Skip the pictures. Set down, word for word, the lines from the start of the material up to and including the line with "(214,339) -- (205,339);".

________

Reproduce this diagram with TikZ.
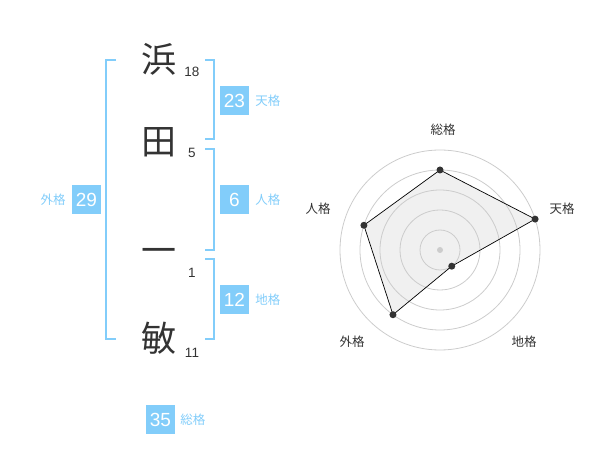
\documentclass[tikz,border=0pt]{standalone}
\usepackage{fontspec}
\setmainfont{Liberation Sans}
\newfontfamily\jpfont{Noto Sans CJK JP}
\usetikzlibrary{positioning}
\definecolor{skyblue}{RGB}{130,205,250}
\definecolor{inkgray}{RGB}{51,51,51}
\begin{document}
\begin{tikzpicture}[x=1pt, y=-1pt,
        kanji/.style={font=\jpfont\fontsize{35}{35}\selectfont, text=inkgray, inner sep=0pt},
        strokes/.style={font=\fontsize{13.5}{13.5}\selectfont, text=inkgray, inner sep=0pt},
        scorebox/.style={fill=skyblue, text=white, minimum size=29pt, inner sep=0pt,
            font=\fontsize{19}{19}\selectfont},
        kaku/.style={text=skyblue, font=\jpfont\fontsize{12.5}{12.5}\selectfont, inner sep=0pt},
        bracket/.style={draw=skyblue, line width=2pt},
        ring/.style={draw=black!20, line width=0.8pt},
        axislabel/.style={font=\jpfont\fontsize{12.5}{12.5}\selectfont, text=inkgray, inner sep=0pt},
        mypoint/.style={shape=circle, inner sep=0pt, minimum size=7pt, fill=inkgray}
    ]
    \useasboundingbox (0,0) rectangle (600,470);

    % name and stroke counts
    \foreach \myname/\mychar/\myy/\mycount/\myny in
        {hama/浜/59/18/72, ta/田/142/5/153, ichi/一/256/1/273, bin/敏/338/11/353} {
        \node [kanji] (\myname) at (159,\myy) {\mychar};
        \node [strokes] (\myname-n) at (192,\myny) {\mycount};
    }

    % brackets
    \draw [bracket] (116,60) -- (106,60) -- (106,339) -- (116,339);
    \draw [bracket] (205,60) -- (214,60) -- (214,139) -- (205,139);
    \draw [bracket] (205,149) -- (214,149) -- (214,250) -- (205,250);
    \draw [bracket] (205,259) -- (214,259) -- (214,339) -- (205,339);

    % scores
    \node [scorebox] (ten) at (234.5,100.5) {23};
    \node [kaku, right=6pt of ten] (ten-l) {天格};
    \node [scorebox] (jin) at (234.5,200) {6};
    \node [kaku, right=6pt of jin] (jin-l) {人格};
    \node [scorebox] (chi) at (234.5,300) {12};
    \node [kaku, right=6pt of chi] (chi-l) {地格};
    \node [scorebox] (gai) at (86.5,200) {29};
    \node [kaku, left=6pt of gai] (gai-l) {外格};
    \node [scorebox] (sou) at (160.5,419.5) {35};
    \node [kaku, right=5pt of sou] (sou-l) {総格};

    % radar chart
    \begin{scope}[shift={(440,250)}, yscale=-1]
        \foreach \myname/\myang/\myval in {rs/90/80, rt/18/100, rc/-54/20, rg/-126/80, rj/162/80}
            \coordinate (\myname) at (\myang:\myval);
        \fill [black!6] (rs) -- (rt) -- (rc) -- (rg) -- (rj) -- cycle;
        \foreach \myr in {20,40,...,100}
            \draw [ring] (0,0) circle [radius=\myr pt];
        \node [shape=circle, inner sep=0pt, minimum size=6pt, fill=black!20] (center) at (0,0) {};
        \draw [black, line width=0.7pt] (rs) -- (rt) -- (rc) -- (rg) -- (rj) -- cycle;
        \foreach \myname in {rs,rt,rc,rg,rj}
            \node [mypoint] (\myname-p) at (\myname) {};
        \node [axislabel] (sou-a) at (3,120) {総格};
        \node [axislabel] (ten-a) at (122,41) {天格};
        \node [axislabel] (jin-a) at (-122,41) {人格};
        \node [axislabel] (gai-a) at (-88,-92) {外格};
        \node [axislabel] (chi-a) at (84,-92) {地格};
    \end{scope}
\end{tikzpicture}
\end{document}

________

◆ **The completed task**
Reproduce this diagram with TikZ.
\documentclass[tikz,border=0pt]{standalone}
\usepackage{fontspec}
\setmainfont{Liberation Sans}
\newfontfamily\jpfont{Noto Sans CJK JP}
\usetikzlibrary{positioning}
\definecolor{skyblue}{RGB}{130,205,250}
\definecolor{inkgray}{RGB}{51,51,51}
\begin{document}
\begin{tikzpicture}[x=1pt, y=-1pt,
        kanji/.style={font=\jpfont\fontsize{35}{35}\selectfont, text=inkgray, inner sep=0pt},
        strokes/.style={font=\fontsize{13.5}{13.5}\selectfont, text=inkgray, inner sep=0pt},
        scorebox/.style={fill=skyblue, text=white, minimum size=29pt, inner sep=0pt,
            font=\fontsize{19}{19}\selectfont},
        kaku/.style={text=skyblue, font=\jpfont\fontsize{12.5}{12.5}\selectfont, inner sep=0pt},
        bracket/.style={draw=skyblue, line width=2pt},
        ring/.style={draw=black!20, line width=0.8pt},
        axislabel/.style={font=\jpfont\fontsize{12.5}{12.5}\selectfont, text=inkgray, inner sep=0pt},
        mypoint/.style={shape=circle, inner sep=0pt, minimum size=7pt, fill=inkgray}
    ]
    \useasboundingbox (0,0) rectangle (600,470);

    % name and stroke counts
    \foreach \myname/\mychar/\myy/\mycount/\myny in
        {hama/浜/59/18/72, ta/田/142/5/153, ichi/一/256/1/273, bin/敏/338/11/353} {
        \node [kanji] (\myname) at (159,\myy) {\mychar};
        \node [strokes] (\myname-n) at (192,\myny) {\mycount};
    }

    % brackets
    \draw [bracket] (116,60) -- (106,60) -- (106,339) -- (116,339);
    \draw [bracket] (205,60) -- (214,60) -- (214,139) -- (205,139);
    \draw [bracket] (205,149) -- (214,149) -- (214,250) -- (205,250);
    \draw [bracket] (205,259) -- (214,259) -- (214,339) -- (205,339);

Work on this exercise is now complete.